Uno puede analizar el perfil de la Angela que conocimos: iracunda con justificación, sin respeto por un protocolo legal en un sistema corrupto, policía que tortura a sus sospechosos aunque siempre tiene razón, y preguntarse si esa persona merece el poder de un dios. Sin embargo, Angela tiene ahora las experiencias de Will, y este hombre centenario ha llegado a una conclusión: las máscaras no permiten a la gente sanar. “Las heridas necesitan aire”, le dice Will. La Angela que comería el huevo ya habría sanado. Sin embargo, la Angela que come el huevo heredará por fuerza la concepción del tiempo de Manhattan, una experiencia que la convertirá también en títere.

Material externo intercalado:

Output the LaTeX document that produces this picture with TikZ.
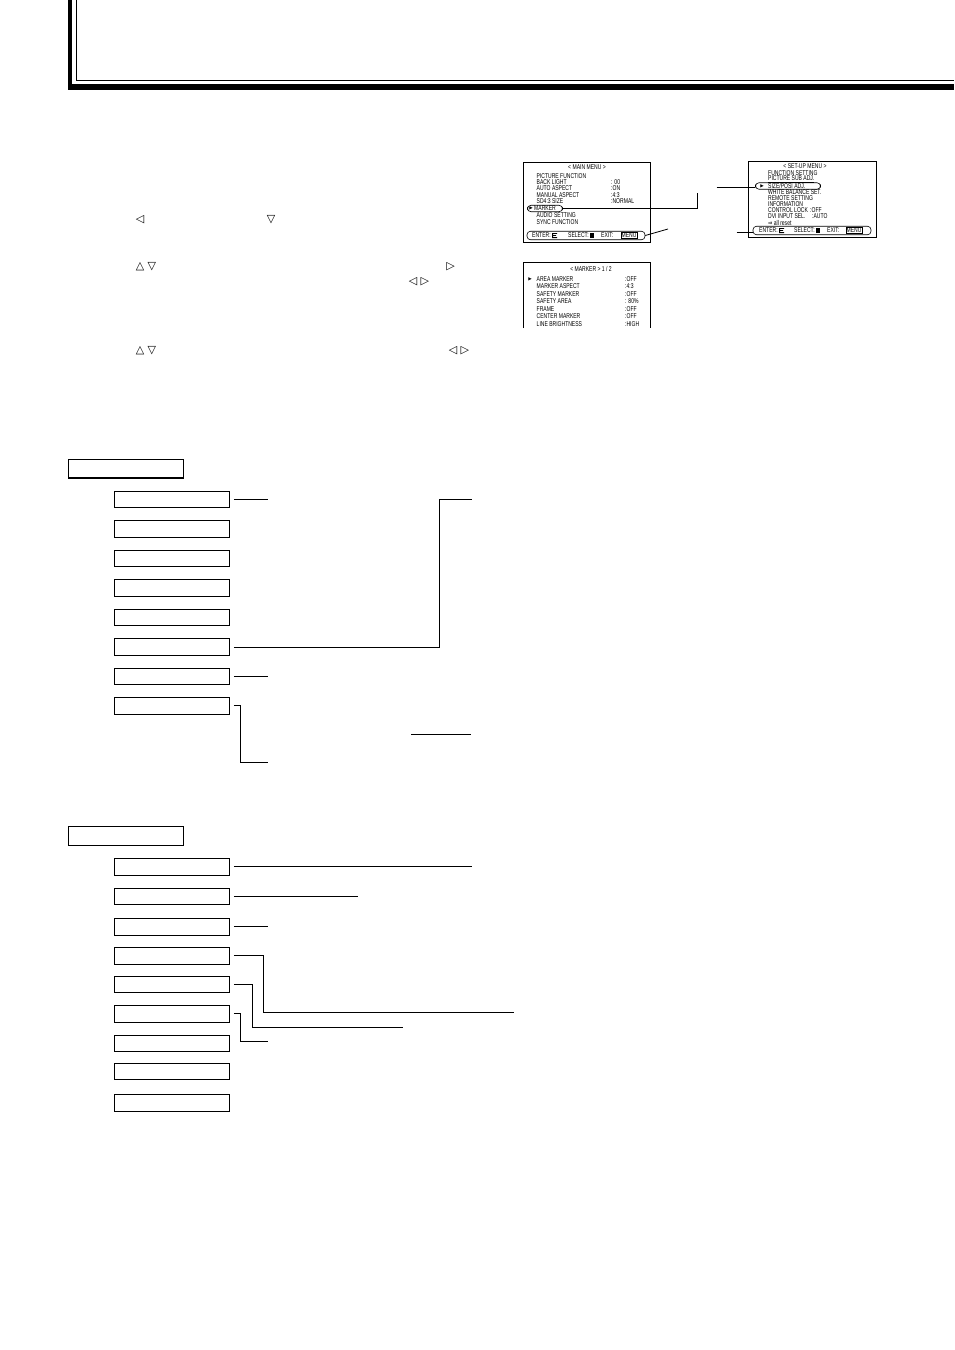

Cargando el aparato que antaño adormeció los poderes de Manhattan, quizás como plan de escape, Angela emprende en un segundo el camino mesiánico de Trieu, que en el caso de esta última significó una hybris fatal. Pero Angela, quien ya vivió dos vidas, ¿merece este poder? ¿Merece este castigo? ¿Hay acaso alguien que lo merezca? Y la pregunta original, “¿Quién vigila a nuestros vigilantes?” tiene como respuesta, en el final de Lindelof, “ellos mismos”.

Lindelof abandona las preguntas de su contexto político por metáforas muy ambiciosas para sus personajes, y, a diferencia de la obra de Moore y Gibbons, no hay un retorno explosivo a las cuestiones que las harían encajar como la maquinaria de un reloj. Lo que hay es una resolución emocional con alusiones religiosas, parecida a la del controversial final de Lost, donde se abandona la explicación de un misterio central por acompañar los viajes emocionales de sus protagonistas hacia el otro mundo. Moore y Gibbons parecieran responder “¿Quién merece tanto poder?” con un rotundo “nadie”, mientras que Lindelof contesta “Tal vez le toque a las minorías”, o, si le damos más crédito, “Tú, si te atreves a entender tu pasado”. Hay algo interesante en esa segunda respuesta, pero es tan distante de la realidad a la que alude Watchmen como el Dr. Manhattan de los asuntos terrestres.

Tomando en cuenta el material que adaptó, el atroz momento que vive Estados Unidos con la polarización de sus ciudadanos y el derrumbe de su imperio, y las preguntas que levantó al inicio de la serie, Will Reeves podría hablar del dios-autor Lindelof como habló del Dr. M. al animar a Angela a heredar el poder: “Fue un buen hombre. Pero pudo haber hecho más”.